=== Data segment ===
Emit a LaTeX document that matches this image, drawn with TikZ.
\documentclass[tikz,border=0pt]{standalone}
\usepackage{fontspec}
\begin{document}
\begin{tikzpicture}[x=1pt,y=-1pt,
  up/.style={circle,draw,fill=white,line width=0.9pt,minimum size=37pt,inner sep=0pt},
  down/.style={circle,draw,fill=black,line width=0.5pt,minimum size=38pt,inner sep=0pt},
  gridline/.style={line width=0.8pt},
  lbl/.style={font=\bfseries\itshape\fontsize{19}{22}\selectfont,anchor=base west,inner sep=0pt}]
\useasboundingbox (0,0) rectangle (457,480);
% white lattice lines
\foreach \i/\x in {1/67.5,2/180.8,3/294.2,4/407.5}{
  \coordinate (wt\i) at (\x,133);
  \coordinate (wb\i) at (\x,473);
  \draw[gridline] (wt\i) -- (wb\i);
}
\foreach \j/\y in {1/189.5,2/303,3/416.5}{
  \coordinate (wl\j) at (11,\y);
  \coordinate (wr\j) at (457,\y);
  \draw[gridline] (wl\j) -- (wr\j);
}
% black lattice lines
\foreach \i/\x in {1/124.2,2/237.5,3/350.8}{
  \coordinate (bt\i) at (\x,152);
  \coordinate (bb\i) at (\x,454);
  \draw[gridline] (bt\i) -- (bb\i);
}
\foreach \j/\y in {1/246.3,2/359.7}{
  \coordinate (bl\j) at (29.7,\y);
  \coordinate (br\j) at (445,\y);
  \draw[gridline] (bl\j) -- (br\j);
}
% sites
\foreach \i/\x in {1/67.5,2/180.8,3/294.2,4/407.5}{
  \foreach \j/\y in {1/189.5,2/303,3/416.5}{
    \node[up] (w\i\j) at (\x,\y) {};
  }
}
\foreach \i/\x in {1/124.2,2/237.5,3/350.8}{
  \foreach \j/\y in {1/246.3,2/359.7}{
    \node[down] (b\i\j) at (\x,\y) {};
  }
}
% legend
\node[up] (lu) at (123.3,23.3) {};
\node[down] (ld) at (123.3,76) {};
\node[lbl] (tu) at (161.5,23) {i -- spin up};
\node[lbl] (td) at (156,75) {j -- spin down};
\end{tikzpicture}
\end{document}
===
» **Work to be completed**: Extract the complete listing verbatim.

» **Problem solution**:
Emit a LaTeX document that matches this image, drawn with TikZ.
\documentclass[tikz,border=0pt]{standalone}
\usepackage{fontspec}
\begin{document}
\begin{tikzpicture}[x=1pt,y=-1pt,
  up/.style={circle,draw,fill=white,line width=0.9pt,minimum size=37pt,inner sep=0pt},
  down/.style={circle,draw,fill=black,line width=0.5pt,minimum size=38pt,inner sep=0pt},
  gridline/.style={line width=0.8pt},
  lbl/.style={font=\bfseries\itshape\fontsize{19}{22}\selectfont,anchor=base west,inner sep=0pt}]
\useasboundingbox (0,0) rectangle (457,480);
% white lattice lines
\foreach \i/\x in {1/67.5,2/180.8,3/294.2,4/407.5}{
  \coordinate (wt\i) at (\x,133);
  \coordinate (wb\i) at (\x,473);
  \draw[gridline] (wt\i) -- (wb\i);
}
\foreach \j/\y in {1/189.5,2/303,3/416.5}{
  \coordinate (wl\j) at (11,\y);
  \coordinate (wr\j) at (457,\y);
  \draw[gridline] (wl\j) -- (wr\j);
}
% black lattice lines
\foreach \i/\x in {1/124.2,2/237.5,3/350.8}{
  \coordinate (bt\i) at (\x,152);
  \coordinate (bb\i) at (\x,454);
  \draw[gridline] (bt\i) -- (bb\i);
}
\foreach \j/\y in {1/246.3,2/359.7}{
  \coordinate (bl\j) at (29.7,\y);
  \coordinate (br\j) at (445,\y);
  \draw[gridline] (bl\j) -- (br\j);
}
% sites
\foreach \i/\x in {1/67.5,2/180.8,3/294.2,4/407.5}{
  \foreach \j/\y in {1/189.5,2/303,3/416.5}{
    \node[up] (w\i\j) at (\x,\y) {};
  }
}
\foreach \i/\x in {1/124.2,2/237.5,3/350.8}{
  \foreach \j/\y in {1/246.3,2/359.7}{
    \node[down] (b\i\j) at (\x,\y) {};
  }
}
% legend
\node[up] (lu) at (123.3,23.3) {};
\node[down] (ld) at (123.3,76) {};
\node[lbl] (tu) at (161.5,23) {i -- spin up};
\node[lbl] (td) at (156,75) {j -- spin down};
\end{tikzpicture}
\end{document}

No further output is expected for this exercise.